Why would this be the case? I would naively think that since the chips can only be made in a fab and the rest can be made basically anywhere that that wouldn't be true.
They can not be made "anywhere"; when you can't get that PMIC from the original manufacturer, good luck getting it from someone else. And replacing an IC in a QA tested, EMV verified, FCC and CE etc. certified device will often trigger you redoing all that, possibly requiring additional iterations. If there is a similar part available at all.

Take a look at a recent GPU and count the auxiliary components. All of them can cause supply chain difficulties.

That's...fascinating. There's enough space on TSMC but the PCB is the hard part?
For example my corpo hit manufacturing issues (production capacity) with flash memory, with clock oscillators, with auxiliary fpga. But main chips production was fine all the time during chip crisis as far as I know. So yeah, small critical components totally can be a blocker. Some specific voltage controller is unavailable and suddenly your whole design is paralyzed.
pcbs are also full of a bunch of other components, many of which are hard to get ahold of right now.
I think that's it.
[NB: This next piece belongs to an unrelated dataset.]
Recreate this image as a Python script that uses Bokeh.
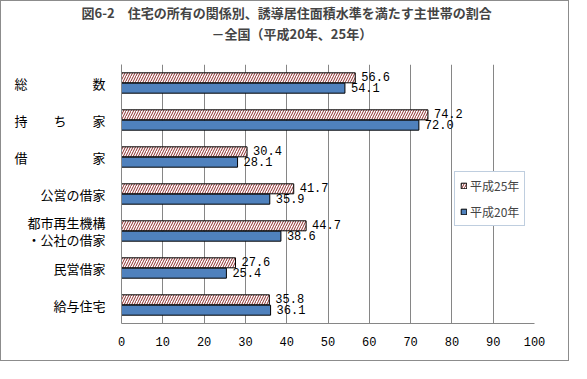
from bokeh.plotting import figure
from bokeh.models import (FactorRange, Range1d, Legend, LegendItem, Title,
                          ColumnDataSource, FixedTicker)
from bokeh.transform import dodge
from bokeh.embed import file_html
from bokeh.resources import INLINE
from bokeh.core.properties import value

# ---- data ----
categories = ["総　　　　　数", "持　　ち　　家", "借　　　　　家", "公営の借家",
              "都市再生機構\n・公社の借家", "民営借家", "給与住宅"]
h25 = [56.6, 74.2, 30.4, 41.7, 44.7, 27.6, 35.8]
h20 = [54.1, 72.0, 28.1, 35.9, 38.6, 25.4, 36.1]
series_names = ["平成25年", "平成20年"]
x_ticks = [0, 10, 20, 30, 40, 50, 60, 70, 80, 90, 100]
title_line1 = "図6-2　住宅の所有の関係別、誘導居住面積水準を満たす主世帯の割合"
title_line2 = "－全国（平成20年、25年）"

JP = "Noto Sans CJK JP"
NUM = "Liberation Mono"

source = ColumnDataSource(dict(
    cat=categories, h25=h25, h20=h20,
    h25_lbl=[f"{v:.1f}" for v in h25],
    h20_lbl=[f"{v:.1f}" for v in h20],
))

p = figure(y_range=FactorRange(factors=list(reversed(categories))),
           x_range=Range1d(0, 100), width=569, height=361,
           output_backend="svg", toolbar_location=None, title=None,
           min_border_left=120, min_border_right=36,
           min_border_top=60, min_border_bottom=39)
p.styles = {"border": "1px solid #8c8c8c"}
p.outline_line_color = None
p.background_fill_color = "white"
p.border_fill_color = "white"

off = 0.14
bh = 0.27
r25 = p.hbar(y=dodge("cat", off, range=p.y_range), right="h25", left=0, height=bh,
             fill_color="white", hatch_pattern="/", hatch_color="#8B2A2A",
             hatch_scale=5, hatch_weight=1, line_color="black", line_width=1,
             source=source)
r20 = p.hbar(y=dodge("cat", -off, range=p.y_range), right="h20", left=0, height=bh,
             fill_color="#4F81BD", line_color="black", line_width=1, source=source)

p.text(x="h25", y=dodge("cat", off, range=p.y_range), text="h25_lbl", source=source,
       x_offset=6, y_offset=-1, text_baseline="middle", text_align="left",
       text_font=value(NUM), text_font_size="12px", text_color="black")
p.text(x="h20", y=dodge("cat", -off, range=p.y_range), text="h20_lbl", source=source,
       x_offset=6, y_offset=-1, text_baseline="middle", text_align="left",
       text_font=value(NUM), text_font_size="12px", text_color="black")

# axes
p.xaxis.ticker = FixedTicker(ticks=x_ticks)
p.xaxis.axis_line_color = "#868686"
p.xaxis.major_tick_line_color = None
p.xaxis.minor_tick_line_color = None
p.xaxis.major_label_text_font = NUM
p.xaxis.major_label_text_font_size = "12px"
p.xaxis.major_label_text_color = "black"
p.xaxis.major_label_standoff = 7

p.yaxis.axis_line_color = "#868686"
p.yaxis.major_tick_line_color = None
p.yaxis.minor_tick_line_color = None
p.yaxis.major_label_text_font = JP
p.yaxis.major_label_text_font_size = "13px"
p.yaxis.major_label_text_color = "black"
p.yaxis.major_label_text_line_height = 0.85
p.yaxis.major_label_standoff = 10

p.xgrid.grid_line_color = "#868686"
p.ygrid.grid_line_color = None

legend = Legend(items=[LegendItem(label=series_names[0], renderers=[r25]),
                       LegendItem(label=series_names[1], renderers=[r20])],
                location=(333, 97), border_line_color="#7F9DC0",
                background_fill_color="white", background_fill_alpha=1,
                label_text_font=JP, label_text_font_size="12px",
                glyph_width=7, glyph_height=7, label_standoff=3,
                padding=5, spacing=9, margin=0, label_height=16, label_width=10)
p.add_layout(legend, "center")

# title: spacer next to the frame, then the two title lines
p.add_layout(Title(text=" ", text_font_size="9px", standoff=9), "above")
p.add_layout(Title(text=title_line2, align="left", text_font=JP,
                   text_font_size="13px", text_font_style="bold",
                   offset=90, standoff=0, vertical_align="middle"), "above")
p.add_layout(Title(text=title_line1, align="left", text_font=JP,
                   text_font_size="13px", text_font_style="bold",
                   offset=-40, standoff=0, vertical_align="middle"), "above")

open("out.html", "w").write(file_html(p, INLINE))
PCB itself is rather trivial, it's the RAM, but also things like switching regulators (there are others, but then it's a redesign), maybe even stuff like connectors (which don't burn....).

For a science project, we need to manufacture magnets. It's not easy to find a company who has the right iron right now, and it's hard to get, with long lead times. The supply crisis is real.

I see A100 80GB cloud capacity available on both runpod.io and vast.ai currently.
You know I was wondering this the other day when NVDA's insane run up happened. I went down the road of trying to figure out if there was even enough silicon wafers, or if there even would be enough wafers in the next five years, to justify that price.

Unless all the planet does is make silicon wafers; no.

Well you figured wrong - NVDA AI GPUs are a very small % of global foundry supply, if even if volume tripled, they will still be a small % of global foundry supply. NVDA’s revenue is high because their gross margins are extreme, not because their volume is high.
Can you go into more detail? So you're saying that at a 200 P/E ratio NVDA there isn't even enough wafer supply for NVDA to grow into that valuation even over 5 years?
I mean, you've got the gist of it. I pulled some reports on silicon production, silicon waver prices and price trends, current fab capacity etc..

My back of the napkin basically suggested that silicon production would need to 4x and fab capacity 4x (neither of which are happening) and NVDA with would have to capture all of that to justify their current price. I didn't bother writing it up, just looked at it mostly because I was on the wrong side of that play. It's something worth considering for sure.

Wouldn't NVDA just focus more on high margin datacenter products in order to grow into those higher earnings but with the the wafer limitation? Datacenter focused products are already starting to surpass gaming which is their second largest revenue source: http://www.nextplatform.com/wp-content/uploads/2022/05/nvidi...

It seems to me that yes while a 200 P/E may be high, they certainly could keep increasing the prices on the already high margin datacenter products, of which get quickly gobbled up by companies no matter what price they are because of the immense demand.

We're probably ~3 years out from all of those fabs gov'ts funded coming online, right?

(n.b. that's really good work on your end and I agree with your conclusion, just idly musing about the thing that bugs me, what the heck all these non-leading edge fabs are going to do)

I believe availability is low because the GPUs are too expensive so those that need to scale up use the older and much more affordable models.
I'm using Runpod and Datacrunch regulary and they seem to always have some available.